In 2009, during the peak of the recession, West Coast volumes were down more than 20 percent – and many were concerned about the long-term prospects of the maritime industry. With the recently concluded summer season having rebounded by nearly 15 percent, it is tempting to think we’ve turned the corner. But just as few predicted the upswing for 2010, it is important that we not celebrate too fast as we look ahead to 2011.
Rather, we must continue to pay attention to the very things that allowed us to weather the storm: strong management, cost-containment, organized labor cooperation and an awareness of the broader transportation picture. In fact, if volumes continue to rise, we may find ourselves with a familiar set of challenges: a crunch of too much cargo moving through a system that is not fully equipped to handle it.

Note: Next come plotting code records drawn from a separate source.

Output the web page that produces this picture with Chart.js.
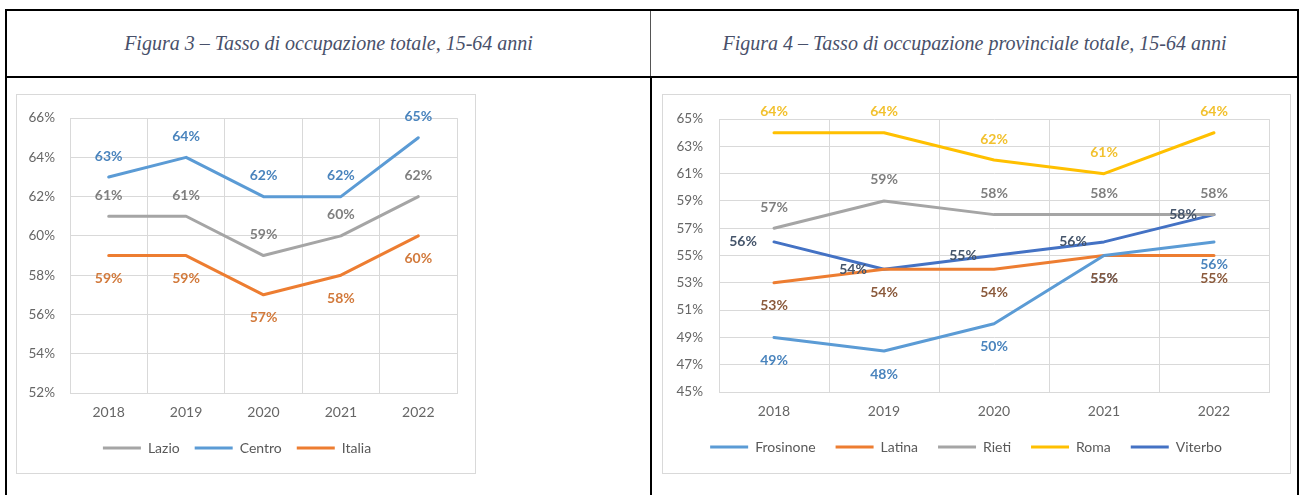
<!DOCTYPE html>
<html>
<head>
<meta charset="utf-8">
<script src="https://cdn.jsdelivr.net/npm/chart.js@4/dist/chart.umd.min.js"></script>
<style>
  body { margin: 0; width: 1303px; height: 495px; background: #fff; position: relative; overflow: hidden; }
  .ln { position: absolute; background: #000; }
  .title { position: absolute; top: 11px; height: 65px; display: flex; align-items: center; justify-content: center;
           font: italic 20px "Liberation Serif", serif; color: #48506a; }
  .frame { position: absolute; border: 1px solid #d9d9d9; }
  .frame canvas { display: block; }
</style>
</head>
<body>
<!-- table lines -->
<div class="ln" style="left:5px;top:9px;width:1294px;height:2px"></div>
<div class="ln" style="left:5px;top:76px;width:1294px;height:2px"></div>
<div class="ln" style="left:5px;top:9px;width:2px;height:486px"></div>
<div class="ln" style="left:1297px;top:9px;width:2px;height:486px"></div>
<div class="ln" style="left:650px;top:11px;width:1px;height:65px;background:#555"></div>
<div class="ln" style="left:650px;top:78px;width:2px;height:417px"></div>

<div class="title" style="left:7px;width:643px">Figura 3 – Tasso di occupazione totale, 15-64 anni</div>
<div class="title" style="left:652px;width:645px">Figura 4 – Tasso di occupazione provinciale totale, 15-64 anni</div>

<div class="frame" style="left:16px;top:94px;width:458px;height:378px"><canvas id="fig3" width="458" height="378"></canvas></div>
<div class="frame" style="left:662px;top:94px;width:627px;height:378px"><canvas id="fig4" width="627" height="378"></canvas></div>

<script>
// values (percent)
const years = ['2018', '2019', '2020', '2021', '2022'];

const lazio = [61, 61, 59, 60, 62];
const centro = [63, 64, 62, 62, 65];
const italia = [59, 59, 57, 58, 60];

const frosinone = [49, 48, 50, 55, 56];
const latina = [53, 54, 54, 55, 55];
const rieti = [57, 59, 58, 58, 58];
const roma = [64, 64, 62, 61, 64];
const viterbo = [56, 54, 55, 56, 58];

const FONT = 'Lato, "Open Sans", sans-serif';

// writes "xx%" next to every point, the way the Excel charts do
const pointLabels = {
  id: 'pointLabels',
  afterDatasetsDraw(chart) {
    const ctx = chart.ctx;
    chart.data.datasets.forEach((ds, i) => {
      const meta = chart.getDatasetMeta(i);
      ctx.save();
      ctx.font = 'bold 14px ' + FONT;
      ctx.fillStyle = ds.labelColor;
      ctx.textAlign = 'center';
      ctx.textBaseline = 'middle';
      meta.data.forEach((pt, j) => {
        let x = pt.x, y = pt.y;
        if (ds.labelPos === 'above') y -= 21;
        else if (ds.labelPos === 'below') y += 23;
        else if (ds.labelPos === 'left') x -= 31;
        ctx.fillText(ds.data[j] + '%', x, y);
      });
      ctx.restore();
    });
  }
};

function line(label, data, color, labelColor, labelPos) {
  return {
    label: label, data: data, borderColor: color, backgroundColor: color,
    borderWidth: 3, pointRadius: 0, tension: 0, borderJoinStyle: 'round', borderCapStyle: 'round',
    labelColor: labelColor, labelPos: labelPos
  };
}

function makeChart(id, datasets, yMin, yMax, cfg) {
  const ctx = document.getElementById(id).getContext('2d');
  return new Chart(ctx, {
    type: 'line',
    data: { labels: years, datasets: datasets },
    options: {
      responsive: false,
      animation: false,
      devicePixelRatio: 1,
      layout: { padding: { top: 19, right: cfg.right, bottom: cfg.bottom, left: 0 } },
      plugins: {
        tooltip: { enabled: false },
        legend: {
          position: 'bottom',
          labels: {
            font: { family: FONT, size: 14 },
            color: '#595959',
            boxWidth: 38,
            boxHeight: 3,
            padding: cfg.legendPad,
            generateLabels(chart) {
              return Chart.defaults.plugins.legend.labels.generateLabels(chart).map(it => {
                it.fillStyle = it.strokeStyle;
                it.strokeStyle = 'rgba(0,0,0,0)';
                it.lineWidth = 0;
                return it;
              });
            }
          }
        }
      },
      scales: {
        x: {
          offset: true,
          grid: { offset: true, color: '#d9d9d9', drawTicks: false },
          border: { color: '#d9d9d9' },
          ticks: { color: '#666', font: { family: FONT, size: 14 }, padding: 11 },
          afterFit(scale) { scale.height = cfg.xHeight; }
        },
        y: {
          min: yMin, max: yMax,
          grid: { color: '#d9d9d9', drawTicks: false },
          border: { color: '#d9d9d9' },
          ticks: {
            stepSize: 2, color: '#666', font: { family: FONT, size: 13.5 }, padding: cfg.yPad,
            callback: v => v + '%'
          },
          afterFit(scale) { scale.width = cfg.yWidth; }
        }
      }
    },
    plugins: [pointLabels]
  });
}

makeChart('fig3', [
  line('Lazio', lazio, '#a5a5a5', '#7f7f7f', 'above'),
  line('Centro', centro, '#5b9bd5', '#4a84bd', 'above'),
  line('Italia', italia, '#ed7d31', '#d27a3c', 'below')
], 52, 66, { right: 18, bottom: 8, xHeight: 33, legendPad: 15, yWidth: 53, yPad: 15 });

makeChart('fig4', [
  line('Frosinone', frosinone, '#5b9bd5', '#4a84bd', 'below'),
  line('Latina', latina, '#ed7d31', '#8b5a3c', 'below'),
  line('Rieti', rieti, '#a5a5a5', '#7f7f7f', 'above'),
  line('Roma', roma, '#ffc000', '#f2c12e', 'above'),
  line('Viterbo', viterbo, '#4472c4', '#44546a', 'left')
], 45, 65, { right: 21, bottom: 9, xHeight: 28, legendPad: 20, yWidth: 56, yPad: 16 });
</script>
</body>
</html>
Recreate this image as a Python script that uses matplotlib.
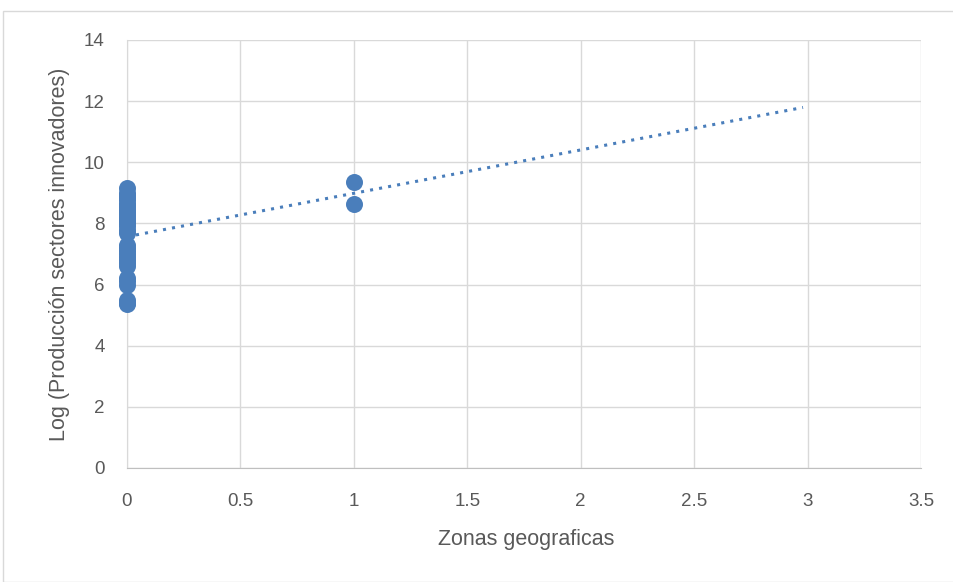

Regardless of volume levels for 2011, our long-term task remains to work toward a transportation system that allows the smooth passage of cargo from origin to destination. That means ports with the latest technology and automation, on-dock rail to facilitate the transfer of goods and a highway network that is quick, efficient and has fewer impacts on the surrounding communities.
These and other challenges will be with us for years to come. Meeting them will take hard work on behalf of industry leaders, policymakers and others. But our customers and the public are counting on us to keep goods flowing, whether economic conditions are good, bad or somewhere in between. We all need to do our part to make that happen.